[Written exercise] Starting at the first line of the listing below, repeat each line up to and including the one containing "fig.add_artist(Line2D([0.0075, 0.0075], [0.0, 1". Leave out pictures.

[Input material]
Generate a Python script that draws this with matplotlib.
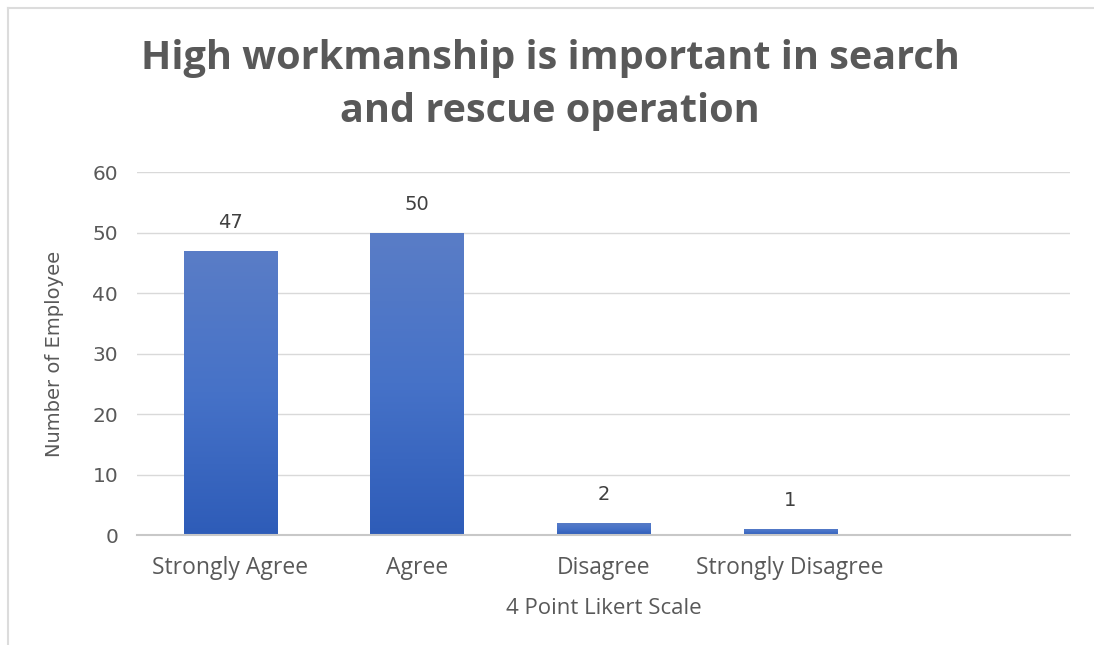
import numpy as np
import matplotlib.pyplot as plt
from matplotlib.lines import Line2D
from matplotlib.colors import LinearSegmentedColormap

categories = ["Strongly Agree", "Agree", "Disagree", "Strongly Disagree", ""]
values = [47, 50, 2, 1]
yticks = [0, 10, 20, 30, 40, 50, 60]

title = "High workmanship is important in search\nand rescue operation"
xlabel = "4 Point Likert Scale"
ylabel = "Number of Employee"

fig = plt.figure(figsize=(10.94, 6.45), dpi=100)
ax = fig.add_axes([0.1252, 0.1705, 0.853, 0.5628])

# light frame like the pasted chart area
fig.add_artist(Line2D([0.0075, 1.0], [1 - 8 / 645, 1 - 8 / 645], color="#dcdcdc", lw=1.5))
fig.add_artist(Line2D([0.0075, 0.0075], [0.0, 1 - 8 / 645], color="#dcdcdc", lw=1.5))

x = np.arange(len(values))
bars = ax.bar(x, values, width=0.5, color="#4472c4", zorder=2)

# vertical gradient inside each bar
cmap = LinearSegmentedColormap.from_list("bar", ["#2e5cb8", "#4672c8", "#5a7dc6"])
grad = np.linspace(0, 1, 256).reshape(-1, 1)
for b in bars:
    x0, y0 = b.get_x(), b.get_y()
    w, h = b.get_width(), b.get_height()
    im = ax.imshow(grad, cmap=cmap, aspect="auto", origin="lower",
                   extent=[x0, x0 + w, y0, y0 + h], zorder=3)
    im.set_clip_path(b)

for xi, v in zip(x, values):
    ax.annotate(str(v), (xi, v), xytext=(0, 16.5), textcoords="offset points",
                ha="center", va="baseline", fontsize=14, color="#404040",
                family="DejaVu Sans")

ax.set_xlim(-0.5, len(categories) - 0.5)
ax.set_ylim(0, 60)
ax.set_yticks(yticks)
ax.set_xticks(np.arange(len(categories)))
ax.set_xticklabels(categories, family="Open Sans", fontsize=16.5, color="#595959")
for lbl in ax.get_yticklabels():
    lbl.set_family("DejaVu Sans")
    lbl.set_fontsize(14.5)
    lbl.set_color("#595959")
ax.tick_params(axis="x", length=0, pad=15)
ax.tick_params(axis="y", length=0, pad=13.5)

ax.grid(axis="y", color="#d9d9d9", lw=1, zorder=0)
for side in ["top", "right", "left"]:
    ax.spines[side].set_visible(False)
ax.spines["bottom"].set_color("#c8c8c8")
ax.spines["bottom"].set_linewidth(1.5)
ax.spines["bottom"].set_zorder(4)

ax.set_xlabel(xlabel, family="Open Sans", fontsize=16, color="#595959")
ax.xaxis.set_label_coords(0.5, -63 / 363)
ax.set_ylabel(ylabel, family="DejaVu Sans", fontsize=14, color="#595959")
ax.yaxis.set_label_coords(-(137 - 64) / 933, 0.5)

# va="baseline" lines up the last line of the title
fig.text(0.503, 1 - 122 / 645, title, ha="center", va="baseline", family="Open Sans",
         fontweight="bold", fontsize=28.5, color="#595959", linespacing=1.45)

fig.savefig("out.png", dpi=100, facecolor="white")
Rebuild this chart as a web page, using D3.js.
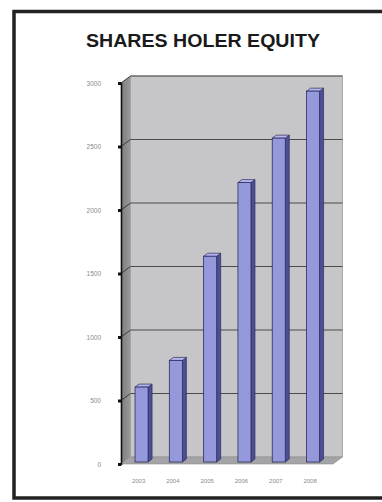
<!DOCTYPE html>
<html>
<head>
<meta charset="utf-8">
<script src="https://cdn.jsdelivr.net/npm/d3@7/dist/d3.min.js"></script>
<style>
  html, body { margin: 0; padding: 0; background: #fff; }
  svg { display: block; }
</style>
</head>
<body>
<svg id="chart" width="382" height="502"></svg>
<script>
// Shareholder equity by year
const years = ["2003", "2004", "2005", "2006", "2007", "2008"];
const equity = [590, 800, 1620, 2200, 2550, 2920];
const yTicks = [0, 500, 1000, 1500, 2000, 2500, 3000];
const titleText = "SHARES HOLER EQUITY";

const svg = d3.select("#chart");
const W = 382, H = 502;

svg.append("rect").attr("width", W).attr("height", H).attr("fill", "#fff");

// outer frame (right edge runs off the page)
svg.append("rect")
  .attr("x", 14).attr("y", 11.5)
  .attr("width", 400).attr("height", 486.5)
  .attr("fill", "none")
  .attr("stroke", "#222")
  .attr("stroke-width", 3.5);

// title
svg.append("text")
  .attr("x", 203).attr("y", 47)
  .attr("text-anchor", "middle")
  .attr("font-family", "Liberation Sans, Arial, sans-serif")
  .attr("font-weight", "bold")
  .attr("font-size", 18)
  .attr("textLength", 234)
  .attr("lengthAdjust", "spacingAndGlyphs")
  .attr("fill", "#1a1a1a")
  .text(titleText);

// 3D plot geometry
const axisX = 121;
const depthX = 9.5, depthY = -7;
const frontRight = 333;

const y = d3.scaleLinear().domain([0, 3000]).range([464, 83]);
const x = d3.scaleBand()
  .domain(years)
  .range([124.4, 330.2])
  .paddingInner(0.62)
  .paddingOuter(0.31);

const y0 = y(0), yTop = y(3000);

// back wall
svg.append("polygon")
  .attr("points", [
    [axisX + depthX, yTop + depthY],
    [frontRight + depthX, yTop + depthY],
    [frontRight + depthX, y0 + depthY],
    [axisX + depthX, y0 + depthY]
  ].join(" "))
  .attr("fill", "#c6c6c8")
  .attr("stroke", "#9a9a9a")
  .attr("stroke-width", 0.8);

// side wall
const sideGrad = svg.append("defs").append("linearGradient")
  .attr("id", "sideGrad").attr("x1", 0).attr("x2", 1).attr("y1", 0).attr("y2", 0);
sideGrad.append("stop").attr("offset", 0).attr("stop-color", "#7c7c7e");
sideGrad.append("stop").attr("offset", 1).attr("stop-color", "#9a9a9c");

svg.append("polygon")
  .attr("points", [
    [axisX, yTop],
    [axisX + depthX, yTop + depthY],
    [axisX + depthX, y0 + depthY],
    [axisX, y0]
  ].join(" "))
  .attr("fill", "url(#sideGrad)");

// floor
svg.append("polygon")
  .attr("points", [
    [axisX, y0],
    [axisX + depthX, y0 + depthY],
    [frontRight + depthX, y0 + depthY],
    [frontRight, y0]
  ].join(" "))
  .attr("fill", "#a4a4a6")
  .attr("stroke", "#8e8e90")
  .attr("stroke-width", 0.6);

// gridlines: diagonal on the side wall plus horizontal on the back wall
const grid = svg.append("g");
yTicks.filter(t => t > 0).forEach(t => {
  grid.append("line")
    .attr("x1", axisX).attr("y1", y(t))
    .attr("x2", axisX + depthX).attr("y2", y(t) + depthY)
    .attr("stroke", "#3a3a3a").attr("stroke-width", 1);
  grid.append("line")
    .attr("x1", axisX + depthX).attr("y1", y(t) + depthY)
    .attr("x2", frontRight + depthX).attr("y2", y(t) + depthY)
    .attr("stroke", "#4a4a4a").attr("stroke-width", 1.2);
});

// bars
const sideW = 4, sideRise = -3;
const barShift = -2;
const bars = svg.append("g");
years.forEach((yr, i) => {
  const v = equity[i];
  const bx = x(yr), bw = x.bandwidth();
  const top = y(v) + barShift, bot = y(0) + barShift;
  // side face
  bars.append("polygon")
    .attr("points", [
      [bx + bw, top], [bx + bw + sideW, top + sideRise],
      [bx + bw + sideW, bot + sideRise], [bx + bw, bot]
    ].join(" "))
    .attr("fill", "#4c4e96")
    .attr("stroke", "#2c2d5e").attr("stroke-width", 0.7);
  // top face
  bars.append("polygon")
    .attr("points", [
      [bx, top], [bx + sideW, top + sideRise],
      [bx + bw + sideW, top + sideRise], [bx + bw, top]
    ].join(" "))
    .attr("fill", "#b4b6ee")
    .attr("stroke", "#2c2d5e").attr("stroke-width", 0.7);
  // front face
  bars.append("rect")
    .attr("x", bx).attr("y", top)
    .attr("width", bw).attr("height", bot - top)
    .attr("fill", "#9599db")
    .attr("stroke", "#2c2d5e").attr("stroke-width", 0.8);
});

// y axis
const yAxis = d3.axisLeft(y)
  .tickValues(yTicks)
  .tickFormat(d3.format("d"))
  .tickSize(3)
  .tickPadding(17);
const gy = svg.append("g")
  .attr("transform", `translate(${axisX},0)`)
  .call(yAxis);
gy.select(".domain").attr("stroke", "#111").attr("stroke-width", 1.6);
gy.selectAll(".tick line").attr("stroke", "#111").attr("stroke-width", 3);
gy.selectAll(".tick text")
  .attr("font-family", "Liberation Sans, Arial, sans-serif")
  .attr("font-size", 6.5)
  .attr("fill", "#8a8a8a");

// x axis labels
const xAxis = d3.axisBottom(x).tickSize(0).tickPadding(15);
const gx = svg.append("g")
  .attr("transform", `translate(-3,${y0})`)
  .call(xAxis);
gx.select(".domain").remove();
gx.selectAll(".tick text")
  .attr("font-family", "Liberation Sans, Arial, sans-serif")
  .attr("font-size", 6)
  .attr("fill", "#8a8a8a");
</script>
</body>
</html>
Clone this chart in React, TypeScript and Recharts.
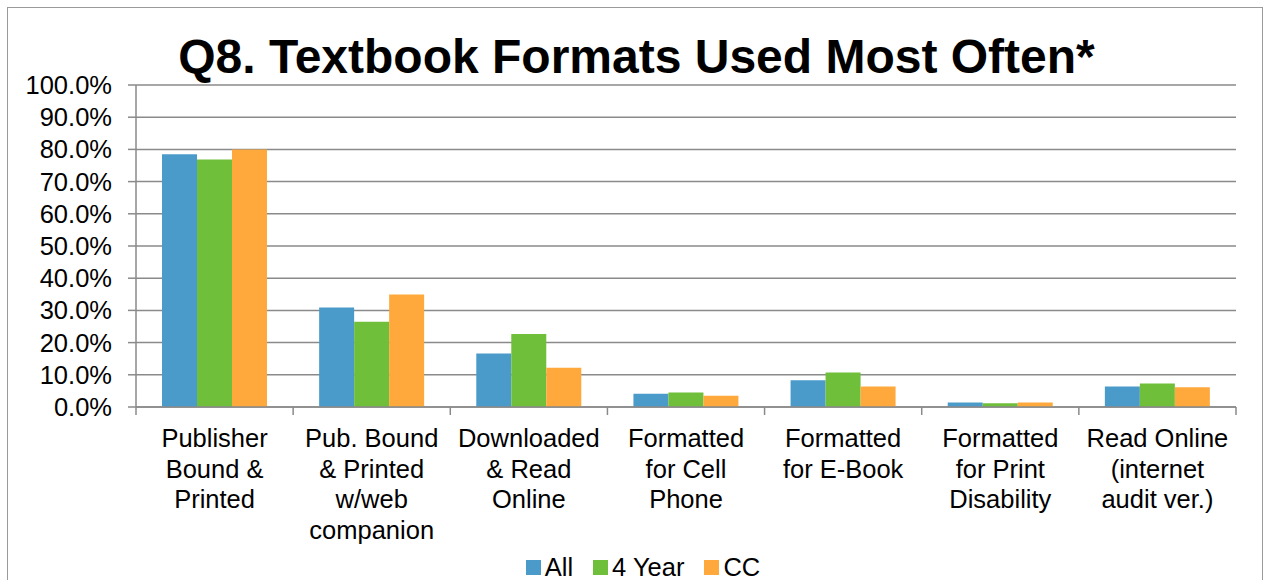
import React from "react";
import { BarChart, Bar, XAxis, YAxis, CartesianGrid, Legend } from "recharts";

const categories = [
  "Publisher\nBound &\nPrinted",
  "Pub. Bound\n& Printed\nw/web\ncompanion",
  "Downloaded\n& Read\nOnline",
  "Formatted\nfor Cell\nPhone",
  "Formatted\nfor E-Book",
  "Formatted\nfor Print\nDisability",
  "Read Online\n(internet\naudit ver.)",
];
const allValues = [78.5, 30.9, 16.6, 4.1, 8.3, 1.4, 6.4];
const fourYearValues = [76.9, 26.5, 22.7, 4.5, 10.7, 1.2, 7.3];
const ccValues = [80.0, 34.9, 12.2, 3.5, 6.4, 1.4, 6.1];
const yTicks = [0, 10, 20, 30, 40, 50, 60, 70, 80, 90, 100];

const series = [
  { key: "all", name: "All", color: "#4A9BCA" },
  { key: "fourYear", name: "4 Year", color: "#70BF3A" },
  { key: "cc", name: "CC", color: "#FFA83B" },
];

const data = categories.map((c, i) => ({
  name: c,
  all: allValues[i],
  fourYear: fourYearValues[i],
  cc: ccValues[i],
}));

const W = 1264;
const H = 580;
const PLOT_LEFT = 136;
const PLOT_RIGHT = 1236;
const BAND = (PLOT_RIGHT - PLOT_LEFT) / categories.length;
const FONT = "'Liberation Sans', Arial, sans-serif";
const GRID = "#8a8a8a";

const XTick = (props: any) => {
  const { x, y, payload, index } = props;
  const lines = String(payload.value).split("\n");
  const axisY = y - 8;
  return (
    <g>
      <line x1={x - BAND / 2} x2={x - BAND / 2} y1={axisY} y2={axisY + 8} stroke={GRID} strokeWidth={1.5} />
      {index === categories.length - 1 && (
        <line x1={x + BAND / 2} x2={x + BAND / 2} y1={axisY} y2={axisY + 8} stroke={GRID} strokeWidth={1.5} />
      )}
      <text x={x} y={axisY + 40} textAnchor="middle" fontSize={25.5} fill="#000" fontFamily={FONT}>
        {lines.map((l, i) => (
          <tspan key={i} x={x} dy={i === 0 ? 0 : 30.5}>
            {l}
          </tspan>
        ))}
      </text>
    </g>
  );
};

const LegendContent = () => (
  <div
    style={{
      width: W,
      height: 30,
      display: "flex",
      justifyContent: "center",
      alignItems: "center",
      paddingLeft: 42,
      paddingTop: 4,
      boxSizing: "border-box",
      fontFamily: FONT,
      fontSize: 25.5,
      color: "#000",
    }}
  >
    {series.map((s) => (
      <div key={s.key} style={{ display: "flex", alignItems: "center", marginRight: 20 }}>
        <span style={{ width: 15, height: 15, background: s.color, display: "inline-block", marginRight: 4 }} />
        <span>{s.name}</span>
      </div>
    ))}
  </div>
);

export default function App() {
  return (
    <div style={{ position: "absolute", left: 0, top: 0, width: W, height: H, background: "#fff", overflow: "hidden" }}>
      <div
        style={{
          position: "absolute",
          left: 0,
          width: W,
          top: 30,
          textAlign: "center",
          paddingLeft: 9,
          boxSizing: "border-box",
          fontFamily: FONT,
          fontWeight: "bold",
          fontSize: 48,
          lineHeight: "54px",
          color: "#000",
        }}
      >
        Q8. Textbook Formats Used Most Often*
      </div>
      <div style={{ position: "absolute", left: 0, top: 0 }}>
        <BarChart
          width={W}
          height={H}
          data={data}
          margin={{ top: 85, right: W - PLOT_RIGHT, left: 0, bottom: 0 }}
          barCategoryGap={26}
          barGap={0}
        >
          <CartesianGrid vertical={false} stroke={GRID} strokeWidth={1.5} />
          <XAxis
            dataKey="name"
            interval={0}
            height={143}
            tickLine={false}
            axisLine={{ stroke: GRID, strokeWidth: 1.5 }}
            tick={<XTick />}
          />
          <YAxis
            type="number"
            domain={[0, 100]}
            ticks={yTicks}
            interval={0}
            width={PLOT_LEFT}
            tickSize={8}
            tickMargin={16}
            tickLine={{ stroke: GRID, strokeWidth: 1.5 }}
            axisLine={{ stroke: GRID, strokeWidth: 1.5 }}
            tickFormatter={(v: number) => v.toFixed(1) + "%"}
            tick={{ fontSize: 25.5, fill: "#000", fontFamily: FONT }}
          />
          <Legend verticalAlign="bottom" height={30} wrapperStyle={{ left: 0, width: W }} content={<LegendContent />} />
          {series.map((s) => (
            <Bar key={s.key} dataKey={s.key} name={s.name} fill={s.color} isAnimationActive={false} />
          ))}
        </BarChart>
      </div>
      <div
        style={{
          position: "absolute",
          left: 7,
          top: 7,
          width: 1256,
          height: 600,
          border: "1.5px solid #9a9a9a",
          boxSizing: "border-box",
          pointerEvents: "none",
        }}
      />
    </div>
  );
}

[Written reply]
Generate a Python script that draws this with matplotlib.
import numpy as np
import matplotlib.pyplot as plt
from matplotlib.lines import Line2D
from matplotlib.colors import LinearSegmentedColormap

categories = ["Strongly Agree", "Agree", "Disagree", "Strongly Disagree", ""]
values = [47, 50, 2, 1]
yticks = [0, 10, 20, 30, 40, 50, 60]

title = "High workmanship is important in search\nand rescue operation"
xlabel = "4 Point Likert Scale"
ylabel = "Number of Employee"

fig = plt.figure(figsize=(10.94, 6.45), dpi=100)
ax = fig.add_axes([0.1252, 0.1705, 0.853, 0.5628])

# light frame like the pasted chart area
fig.add_artist(Line2D([0.0075, 1.0], [1 - 8 / 645, 1 - 8 / 645], color="#dcdcdc", lw=1.5))
fig.add_artist(Line2D([0.0075, 0.0075], [0.0, 1 - 8 / 645], color="#dcdcdc", lw=1.5))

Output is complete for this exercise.